Senator PRATT: Do you think the bill would adequately allow for a smaller company to report, noting that it might be a supplier to much bigger companies and they want to point down in their reports to one of their suppliers who would otherwise be under the threshold? Does the architecture of the bill adequately allow for things like that to happen currently, as far as you can tell?

Mrs Kakoschke-Moore : The ability to opt in for these smaller companies would certainly be welcome. I wouldn't want to see any rule-making power used to change reporting thresholds, given the contentious nature of the reporting threshold that we're seeing now—there are a lot of conflicting views around whether or not $100 million is the right threshold to have at the start—but also the issue around high-risk industries or sectors in Australia, which Senator Molan mentioned earlier. The local massage parlour in the CBD or the nail salon are certainly not going to meet the $100 million annual turnover threshold.

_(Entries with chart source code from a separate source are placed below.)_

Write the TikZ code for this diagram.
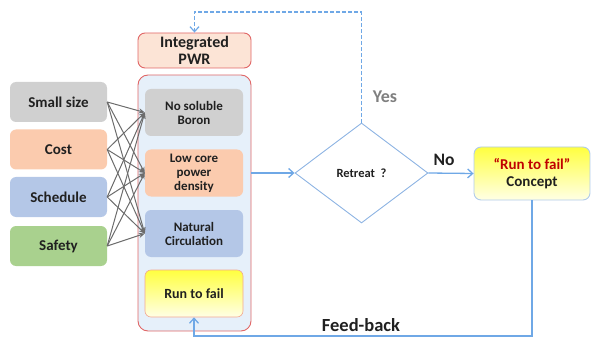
\documentclass[tikz,border=0pt]{standalone}
\usepackage{fontspec}
\setmainfont{Carlito}
\usetikzlibrary{arrows.meta,shapes.geometric}
\definecolor{cgray}{HTML}{D0D0D0}
\definecolor{cpeach}{HTML}{FBCBAE}
\definecolor{cblue}{HTML}{B4C7E7}
\definecolor{cgreen}{HTML}{A9D18E}
\definecolor{cred}{HTML}{E06666}
\definecolor{cpale}{HTML}{E6F0FA}
\definecolor{cpwr}{HTML}{FCE4D6}
\definecolor{cline}{HTML}{6FA8E6}
\definecolor{cdia}{HTML}{8EB4E3}
\definecolor{cdark}{HTML}{C00000}
\definecolor{cyes}{HTML}{7F7F7F}
\definecolor{ctext}{HTML}{202020}
\begin{document}
\begin{tikzpicture}[x=1pt,y=-1pt, text=ctext,
  leftbox/.style={rounded corners=6pt, minimum width=97pt, minimum height=40pt, inner sep=0pt, font=\bfseries\fontsize{15}{15}\selectfont},
  innerbox/.style={rounded corners=6pt, minimum width=98pt, minimum height=47pt, inner sep=0pt, align=center, font=\bfseries\fontsize{13}{14}\selectfont},
  garrow/.style={draw=gray!85!black, line width=1pt, -{Stealth[length=6pt,width=5pt]}},
  barrow/.style={draw=cline, line width=1.3pt, -{Straight Barb[length=5pt,width=9pt]}},
  dasharrow/.style={draw=cline, line width=1.2pt, dash pattern=on 4pt off 2pt, -{Straight Barb[length=5pt,width=9pt]}}
]
\useasboundingbox (0,0) rectangle (591,339);

% left boxes
\node[leftbox, fill=cgray] (ss) at (58.5,102) {Small size};
\node[leftbox, fill=cpeach] (co) at (58.5,149.5) {Cost};
\node[leftbox, fill=cblue] (sc) at (58.5,197) {Schedule};
\node[leftbox, fill=cgreen] (sa) at (58.5,246) {Safety};

% integrated PWR
\node[draw=cred, fill=cpwr, line width=0.9pt, rounded corners=7pt, minimum width=113pt, minimum height=35pt, inner sep=0pt, align=center, font=\bfseries\fontsize{16}{16.5}\selectfont] (pwr) at (194.5,50.5) {Integrated\\PWR};

% container
\node[draw=cred, fill=cpale, line width=0.9pt, rounded corners=10pt, minimum width=113pt, minimum height=256pt, inner sep=0pt] (cont) at (194.5,203) {};

% inner boxes
\node[innerbox, fill=cgray] (nb) at (194,112.5) {No soluble\\Boron};
\node[innerbox, fill=cpeach] (lc) at (194,173) {Low core\\power\\density};
\node[innerbox, fill=cblue] (nc) at (194,233.5) {Natural\\Circulation};
\node[innerbox, draw=cred!70!orange!60, line width=0.6pt, top color=yellow!75, bottom color=yellow!10, font=\bfseries\fontsize{14}{14}\selectfont] (rtf) at (194,293.5) {Run to fail};

% many-to-many arrows
\foreach \s in {ss,co,sc,sa}{
  \foreach \t in {nb,lc,nc}{
    \draw[garrow] (\s.east) -- (\t.west);
  }
}

% diamond
\node[draw=cdia, line width=0.9pt, diamond, inner sep=0pt, minimum width=133pt, minimum height=100pt, font=\bfseries\fontsize{12.5}{13}\selectfont] (dia) at (361.5,173) {Retreat\ \ ?};

% concept
\node[draw=cdia!70, line width=0.9pt, rounded corners=7pt, top color=yellow!75, bottom color=yellow!10, minimum width=116pt, minimum height=53pt, inner sep=0pt, align=center, font=\bfseries\fontsize{15}{17}\selectfont] (concept) at (532,173.5) {\textcolor{cdark}{“Run to fail”}\\Concept};

% arrows
\draw[barrow] (cont.east |- dia.west) -- (dia.west);
\draw[barrow] (dia.east) -- (concept.west);

\coordinate (topc) at (361.5,12);
\draw[dasharrow] (dia.north) -- (topc) -| (pwr.north);

\coordinate (fb) at (532,336);
\draw[barrow] (concept.south) -- (fb) -| (rtf.south);

% labels
\node[text=cyes, font=\bfseries\fontsize{18}{19}\selectfont] (yes) at (385,97) {Yes};
\node[font=\bfseries\fontsize{17.5}{18}\selectfont] (no) at (444,160) {No};
\node[font=\bfseries\fontsize{18.5}{19}\selectfont] (feed) at (361,325) {Feed-back};
\end{tikzpicture}
\end{document}
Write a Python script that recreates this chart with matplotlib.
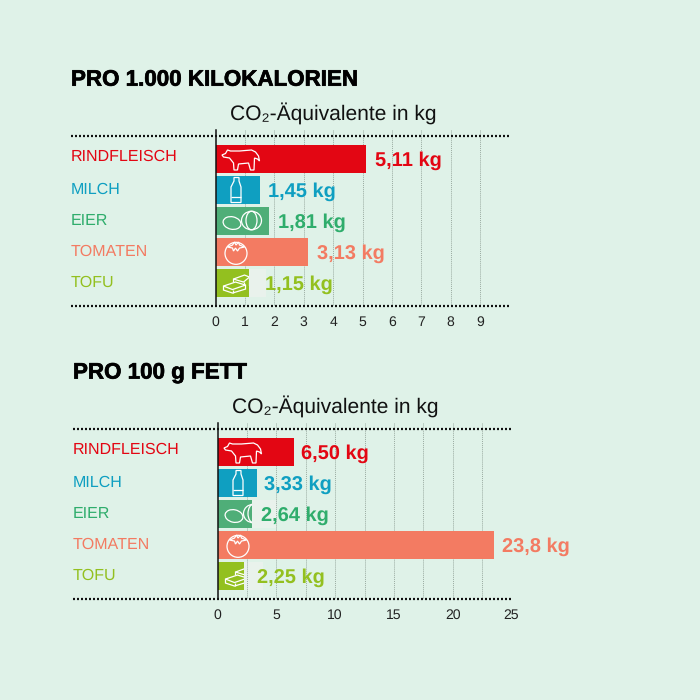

In terms of the risk of modern slavery practices occurring there, it may actually be higher.

CHAIR: So are you expecting the massage parlour to put in a statement?

Mrs Kakoschke-Moore : Not right now, no, but this is something that I think the government should turn its mind to, particularly in that we want to be seen as a world leader and we shouldn't be focusing all of our attention on supply chains of Australian entities that are located overseas. I think we do need to acknowledge that slavery-like practices can and do occur in Australia. We should be equipped to deal with that.

CHAIR: That's a criminal offence in Australia, though. The police should be able to deal with that, one would hope.

Mrs Kakoschke-Moore : It certainly is, but, in terms of shining a light on it, having high-risk industries included in the reporting framework is something that we believe should at least be under consideration as the reporting framework matures for higher-income industries or sectors.

Senator PRATT: Those are all my questions. Thank you.

CHAIR: Thank you both very much for your very helpful submission to the committee. We very much appreciate it.